Martinez spokesman Enrique Knell said the governor wants lawmakers to “make job creation and education reform the priority” in the closing stretch of the legislative session.
“The notion that the Legislature does not have time to focus on efforts to help New Mexico small businesses grow and create more jobs is preposterous, given the types of legislation they are willing to stay late at night in order to pass,” Knell said a day after the Senate had worked until nearly midnight, including to approve a legislative rule to potentially shield the email of lawmakers from disclosure through requests for public records.
Smith, who leads a committee that handles tax and budget issues, said he had concerns about the possible costs of tax cuts in coming years. Several business tax incentives were approved in recent years only to find out later that the state’s actual loss of revenue far exceeded what had been projected when the Legislature approved the measures.
Martinez has made business tax cuts a centerpiece of her legislative agenda for economic development. She proposed a reduction in the corporate income tax rate to 4.9 percent from 7.6 percent over several years. The governor and her supporters contend that New Mexico’s tax rate is high, particularly compared to neighboring states, and that makes it difficult to attract companies.
In New Mexico, the corporate income tax falls mostly on large companies. Many local businesses in the state don’t pay corporate income taxes because they are organized as partnerships or limited liability companies. Owners pay personal income taxes on profits of those businesses.
Martinez also is seeking more favorable tax treatment of companies in New Mexico that sell most of their goods and services outside of the state. That could help corporations like computer chip maker Intel, which has a plant in Rio Rancho. Currently, the tax obligation of a corporation is tied to its payroll, property and sales in New Mexico.

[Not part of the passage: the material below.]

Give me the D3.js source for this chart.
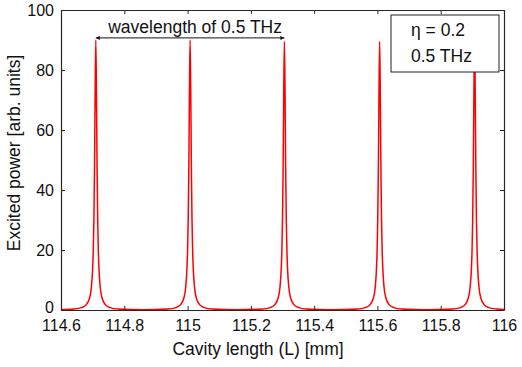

As initially proposed, the governor’s corporate tax reductions could have cost the state about $250 million in reduced revenue when fully implemented.
Smith’s committee tried to assemble a package of tax changes. One measure could have cost the state about $80 million, and would have narrowed several existing business tax incentives to reduce their costs while phasing in a corporate rate reduction from 7.6 percent to 6.4 percent.
The proposal also would have allowed some manufacturing companies, like Intel, to base their tax liability on in-state sales if they made certain investments in capital equipment or facilities. That legislation has stalled, however, because critics said it wouldn’t do enough to make the state more economically competitive.